The task
Write out each line in which the string "this" is present.
=======
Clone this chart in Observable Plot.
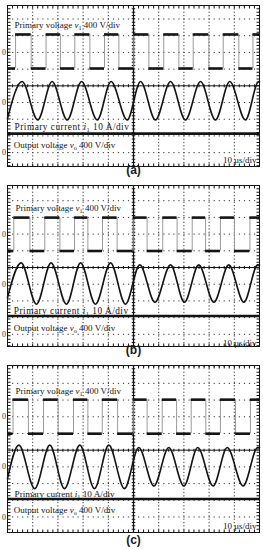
<!DOCTYPE html>
<html><head><meta charset="utf-8">
<script src="https://cdn.jsdelivr.net/npm/d3@7"></script>
<script src="https://cdn.jsdelivr.net/npm/@observablehq/plot@0.6"></script>
<style>
body{margin:0;background:#fff;width:263px;overflow:hidden;}
#chart svg{display:block;}
</style>
</head><body><div id="chart"></div>
<script>
// ---------- DATA ----------
const panelLabels = ["(a)", "(b)", "(c)"];
// time axis: 10 µs/div, 10 divisions
const timeDomain = [0, 100];
// primary voltage v1: switching instants (µs); the trace starts low
const vEdgesA = [3.2, 9.4, 15.3, 21.0, 26.7, 32.7, 38.5, 44.2, 50.1, 56.1, 62.0, 68.0, 73.7, 79.9, 85.6, 91.8, 97.4];
const vEdgesB = [2.5, 8.9, 14.8, 20.8, 26.6, 31.9, 37.7, 43.5, 49.9, 55.4, 61.6, 67.3, 73.3, 78.6, 84.5, 90.1, 96.2];
const vEdgesC = [2.2, 8.3, 14.3, 20.1, 26.2, 31.9, 37.6, 43.7, 49.9, 55.4, 61.4, 67.1, 72.9, 78.7, 84.5, 90.5, 96.4];
const vHigh = [430, 395, 410];   // V
const vLow = [-385, -405, -405]; // V
// primary current i1: extremes (µs, A)
const iTimesA = [0, 5.8, 12.0, 17.7, 23.7, 29.4, 35.6, 41.1, 47.5, 52.8, 58.7, 64.7, 70.6, 76.6, 82.5, 88.2, 94.4, 99.7, 100];
const iValsA = [-9.6, 12.6, -10.4, 12.6, -10.4, 12.6, -10.4, 12.6, -10.4, 12.6, -10.4, 12.6, -10.4, 12.6, -10.4, 12.6, -10.4, 12.6, 12.5];
const iTimesB = [0, 5.4, 11.5, 17.3, 23.4, 29.0, 34.9, 40.9, 46.8, 52.5, 58.5, 64.7, 70.2, 75.9, 81.9, 87.8, 93.8, 99.3, 100];
const iValsB = [-8, 12.8, -12.0, 12.8, -12.0, 12.8, -12.0, 12.8, -12.0, 11.6, -10.8, 11.6, -10.8, 11.6, -10.8, 11.6, -10.8, 11.6, 11.5];
const iTimesC = [0, 4.5, 10.8, 16.8, 22.6, 28.7, 34.5, 40.2, 46.4, 52.1, 58.1, 64.0, 70.0, 75.5, 81.6, 87.2, 93.5, 99.3, 100];
const iValsC = [-7, 13, -13, 13, -13, 13, -13, 13, -13, 11.6, -11.4, 11.6, -11.4, 11.6, -11.4, 11.6, -11.4, 11.6, 11.5];
// output voltage vo (V)
const voOut = [455, 440, 430];
// channel settings
const chZero = [2, -1, -4];      // ground markers (div) for v1, i1, vo
const voltsPerDiv = 400, ampsPerDiv = 10;
// texts
const labelTexts = ["Primary voltage v_1 400 V/div", "Primary current i_1 10 A/div", "Output voltage v_o 400 V/div", "10 μs/div"];

// ---------- LAYOUT ----------
const layout = [
  {yDomain: [-4.83, 4.81], height: 180, top: 5, bottom: 14, capDy: 7.5,
   lab: [[2.8, 3.62], [2.8, -2.45], [2.5, -3.56], [98.8, -4.46]], fs: [9, 9.3, 9, 9], ls: [0, 0.5, 0, 0]},
  {yDomain: [-4.73, 4.91], height: 180, top: 5, bottom: 14, capDy: 7.5,
   lab: [[3.2, 3.58], [2.5, -2.63], [2.5, -3.6], [98.8, -4.5]], fs: [9, 9.3, 9, 9], ls: [0, 0.5, 0, 0]},
  {yDomain: [-4.93, 5.07], height: 190, top: 5, bottom: 18, capDy: 11,
   lab: [[3.2, 3.52], [2.8, -2.62], [2.5, -3.58], [98.8, -4.56]], fs: [9, 9.2, 9, 9], ls: [0, 0, 0, 0]}
];
const vEdges = [vEdgesA, vEdgesB, vEdgesC];
const iTimes = [iTimesA, iTimesB, iTimesC];
const iVals = [iValsA, iValsB, iValsC];

const ink = "#141414";
const vy = v => chZero[0] + v / voltsPerDiv;
const iy = a => chZero[1] + a / ampsPerDiv;
const oy = v => chZero[2] + v / voltsPerDiv;

function styleLabels(svg, L) {
  d3.select(svg).selectAll("text").each(function() {
    const s = this.textContent;
    const k = labelTexts.indexOf(s);
    if (k >= 0 && L.ls[k]) this.setAttribute("letter-spacing", L.ls[k]);
    const m = s.match(/^(.*?)(\S)_(\S)(.*)$/);
    if (!m) return;
    const el = d3.select(this);
    el.selectAll("*").remove();
    el.text(null);
    el.append("tspan").text(m[1]);
    el.append("tspan").attr("font-style", "italic").text(m[2]);
    el.append("tspan").attr("font-size", "0.68em").attr("dy", "2").text(m[3]);
    el.append("tspan").attr("dy", "-2").text(m[4]);
  });
}

const root = document.getElementById("chart");
layout.forEach((L, p) => {
  const edges = vEdges[p];
  const bounds = [timeDomain[0], ...edges, timeDomain[1]];
  const segs = [];
  for (let k = 0; k < bounds.length - 1; k++) {
    segs.push({x1: bounds[k], x2: bounds[k + 1], v: k % 2 === 0 ? vLow[p] : vHigh[p]});
  }
  const cur = iTimes[p].map((t, k) => ({t, a: iVals[p][k]}));
  const [ylo, yhi] = L.yDomain;
  const gridY = d3.range(Math.ceil(ylo), Math.floor(yhi) + 1).filter(d => d !== 0 && d > ylo + 0.05 && d < yhi - 0.05);
  const gridX = [10, 20, 30, 40, 60, 70, 80, 90];
  const labs = labelTexts.map((text, k) => ({text, x: L.lab[k][0], y: L.lab[k][1], fs: L.fs[k], end: k === 3}));

  const svg = Plot.plot({
    width: 263, height: L.height,
    marginTop: L.top, marginBottom: L.bottom, marginLeft: 7, marginRight: 4,
    x: {domain: timeDomain, axis: null},
    y: {domain: L.yDomain, axis: null},
    style: {background: "#fff", fontFamily: "'Liberation Serif', serif", overflow: "visible"},
    marks: [
      // dotted graticule
      Plot.ruleY(gridY, {stroke: "#333", strokeWidth: 1, strokeDasharray: "1.2,3.84"}),
      Plot.ruleX(gridX, {stroke: "#333", strokeWidth: 1, strokeDasharray: "1.2,2.14"}),
      // centre lines with minor ticks
      Plot.ruleY([0], {stroke: ink, strokeWidth: 1}),
      Plot.ruleY([0], {stroke: ink, strokeWidth: 3, strokeDasharray: "1,4.04"}),
      Plot.ruleX([50], {stroke: ink, strokeWidth: 1.3}),
      Plot.ruleX([50], {stroke: ink, strokeWidth: 3.5, strokeDasharray: "1,2.34"}),
      // border ticks
      Plot.ruleY([yhi], {stroke: ink, strokeWidth: 3, dy: 1.5, strokeDasharray: "1,4.04"}),
      Plot.ruleY([ylo], {stroke: ink, strokeWidth: 3, dy: -1.5, strokeDasharray: "1,4.04"}),
      Plot.ruleX([timeDomain[0]], {stroke: ink, strokeWidth: 3, dx: 1.5, strokeDasharray: "1,2.34"}),
      Plot.ruleX([timeDomain[1]], {stroke: ink, strokeWidth: 3, dx: -1.5, strokeDasharray: "1,2.34"}),
      Plot.frame({stroke: ink, strokeWidth: 1}),
      // primary voltage: gray edges, thick flat parts
      Plot.ruleX(edges, {x: d => d, y1: vy(vLow[p]), y2: vy(vHigh[p]), stroke: "#9a9a9a", strokeWidth: 1}),
      Plot.ruleY(segs, {x1: "x1", x2: "x2", y: d => vy(d.v), stroke: ink, strokeWidth: 2.6}),
      // primary current
      Plot.line(cur, {x: "t", y: d => iy(d.a), curve: "monotone-x", stroke: ink, strokeWidth: 1.6}),
      // output voltage
      Plot.ruleY([voOut[p]], {y: d => oy(d), stroke: ink, strokeWidth: 2.6}),
      // ground markers
      Plot.text(chZero, {y: d => d, frameAnchor: "left", text: () => "0", textAnchor: "end", dx: -1.5, fontSize: 8, fill: "#333"}),
      // channel labels
      Plot.text(labs.filter(d => !d.end), {x: "x", y: "y", text: "text", textAnchor: "start", fontSize: "fs", fill: ink}),
      Plot.text(labs.filter(d => d.end), {x: "x", y: "y", text: "text", textAnchor: "end", fontSize: "fs", fill: ink}),
      // sub-figure caption
      Plot.text([panelLabels[p]], {frameAnchor: "bottom", dy: L.capDy, text: d => d, fontSize: 12, fontWeight: "bold", fontFamily: "'Liberation Sans', sans-serif", fill: "#1a1a1a"})
    ]
  });
  styleLabels(svg, L);
  root.appendChild(svg);
});
</script>
</body></html>
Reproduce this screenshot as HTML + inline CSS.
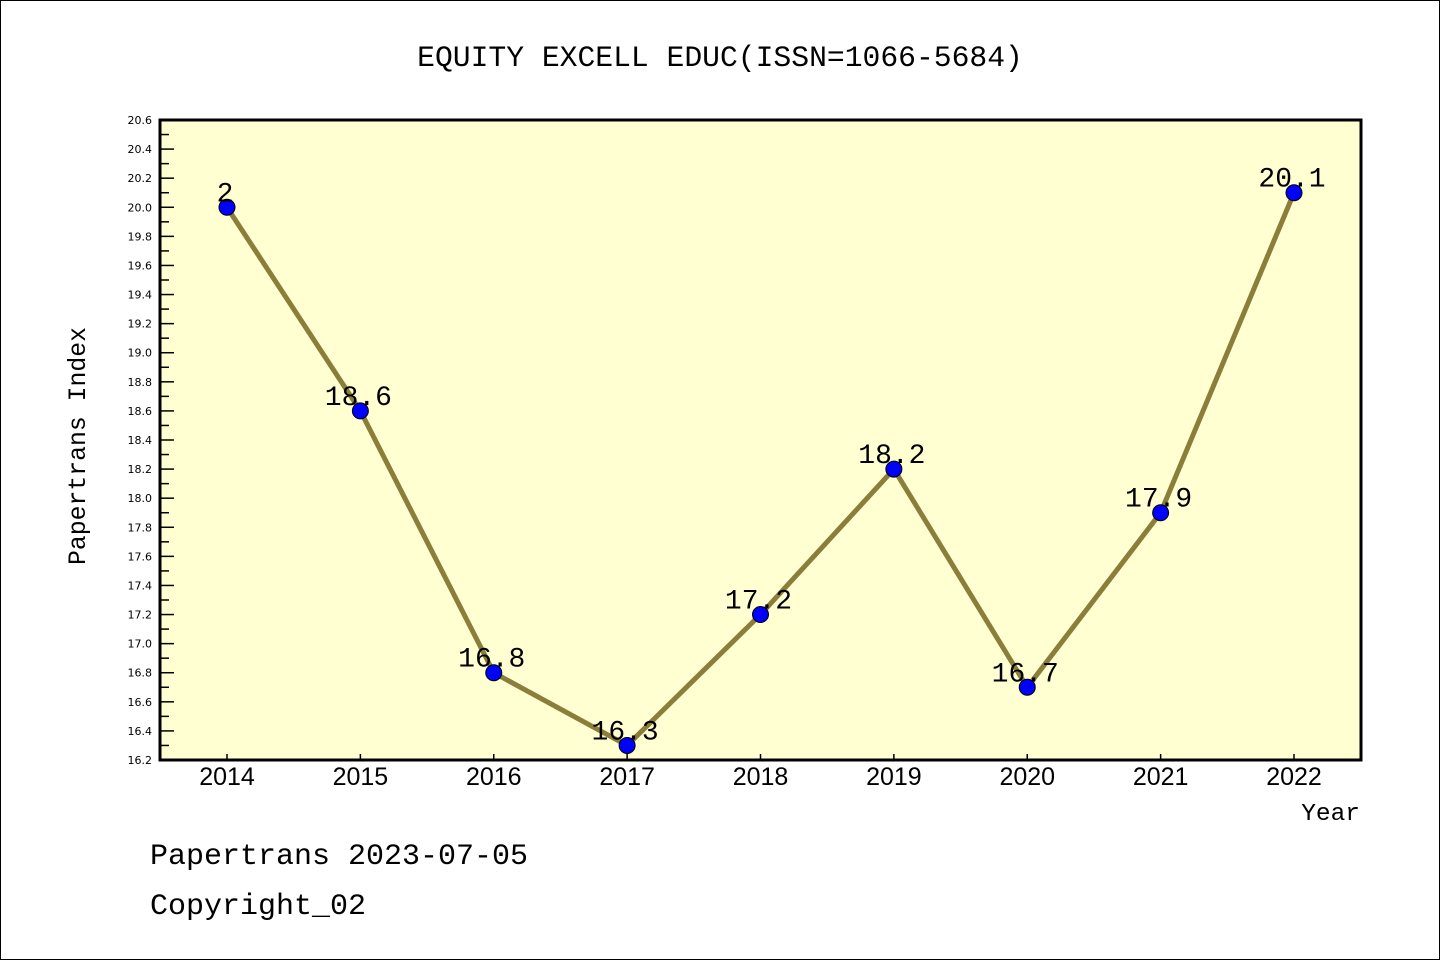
<!DOCTYPE html>
<html><head><meta charset="utf-8"><style>
body{margin:0;background:#fff;}
svg text{font-family:"Liberation Mono","WenQuanYi Zen Hei",monospace;}
</style></head><body>
<svg width="1440" height="960" xmlns="http://www.w3.org/2000/svg">
<rect x="0.5" y="0.5" width="1439" height="959" fill="#fff" stroke="#000"/>
<text x="720" y="66" font-size="29.7" text-anchor="middle">EQUITY EXCELL EDUC(ISSN=1066-5684)</text>
<rect x="160" y="120" width="1201" height="640" fill="#ffffd2"/>
<g id="yticks"></g><g id="xticks"></g>
<g id="series"></g>
<rect x="160" y="120" width="1201" height="640" fill="none" stroke="#000" stroke-width="3"/>
<text transform="translate(85,446) rotate(-90)" font-size="24.8" text-anchor="middle">Papertrans Index</text>
<text x="1360" y="820" font-size="24.5" text-anchor="end">Year</text>
<text x="150" y="864" font-size="30">Papertrans 2023-07-05</text>
<text x="150" y="914" font-size="30">Copyright_02</text>
</svg>
<script>
const years=[2014,2015,2016,2017,2018,2019,2020,2021,2022];
const values=[20.0,18.6,16.8,16.3,17.2,18.2,16.7,17.9,20.1];
const labels=["2","18.6","16.8","16.3","17.2","18.2","16.7","17.9","20.1"];
const yMin=16.2,yMax=20.6;
const NS="http://www.w3.org/2000/svg";
function yS(v){return 760-(v-yMin)/(yMax-yMin)*640;}
function xS(yr){return 227+(yr-2014)*(1294-227)/8;}
function mk(t,a,p){const e=document.createElementNS(NS,t);for(const k in a)e.setAttribute(k,a[k]);p.appendChild(e);return e;}
const yt=document.getElementById('yticks');
for(let i=0;i<=44;i++){const v=yMin+i*0.1,y=yS(v),maj=i%2==0;
const l=mk('line',{x1:160,x2:160+(maj?14:9),y1:y,y2:y,stroke:'#000','stroke-width':1.5},yt);


if(maj){const t=mk('text',{x:152,y:y+4,'font-size':11,'text-anchor':'end',style:'font-family:"DejaVu Sans",sans-serif'},yt);t.textContent=v.toFixed(1);

}}
const xt=document.getElementById('xticks');
years.forEach(yr=>{const x=xS(yr);
const l=mk('line',{x1:x,x2:x,y1:760,y2:754,stroke:'#000','stroke-width':1.5},xt);


const t=mk('text',{x:x,y:785,'font-size':25,'text-anchor':'middle',style:'font-family:"Liberation Sans",sans-serif'},xt);t.textContent=yr;

});
const s=document.getElementById('series');
const pl=mk('polyline',{points:years.map((yr,i)=>xS(yr)+','+yS(values[i])).join(' '),fill:'none',stroke:'#8b7d3a','stroke-width':5},s);


years.forEach((yr,i)=>{const x=xS(yr),y=yS(values[i]);
const c=mk('circle',{cx:x,cy:y,r:8,fill:'#0000ff',stroke:'#000','stroke-width':1},s);


const t=mk('text',{x:x-2,y:y-6,'font-size':28,'text-anchor':'middle'},s);t.textContent=labels[i];

});
</script>
</body></html>
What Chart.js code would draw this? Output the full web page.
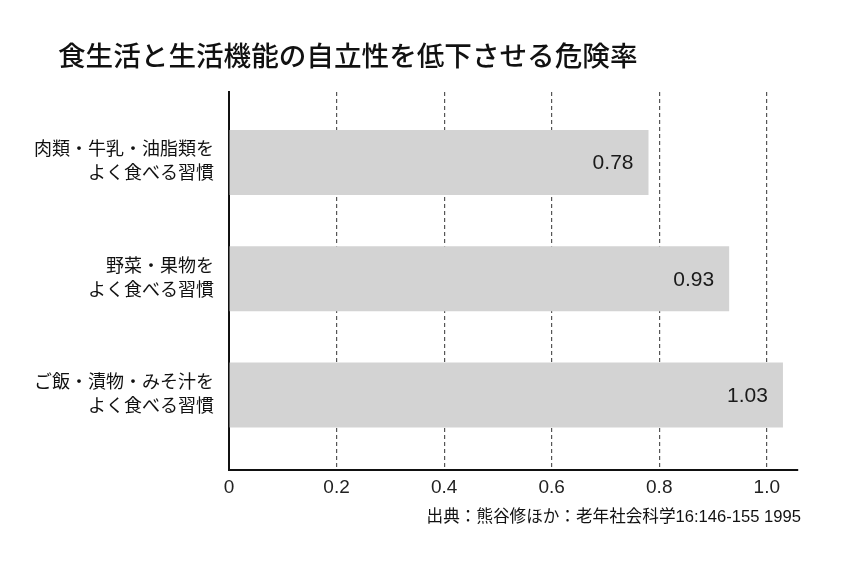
=======
Written solution
Clone this chart in Observable Plot.
    const s = this.textContent;
    if (k >= 0 && L.ls[k]) this.setAttribute("letter-spacing", L.ls[k]);
    const el = d3.select(this);
Reproduce this screenshot as HTML + inline CSS.
What Chart.js code would draw this? Output the full web page.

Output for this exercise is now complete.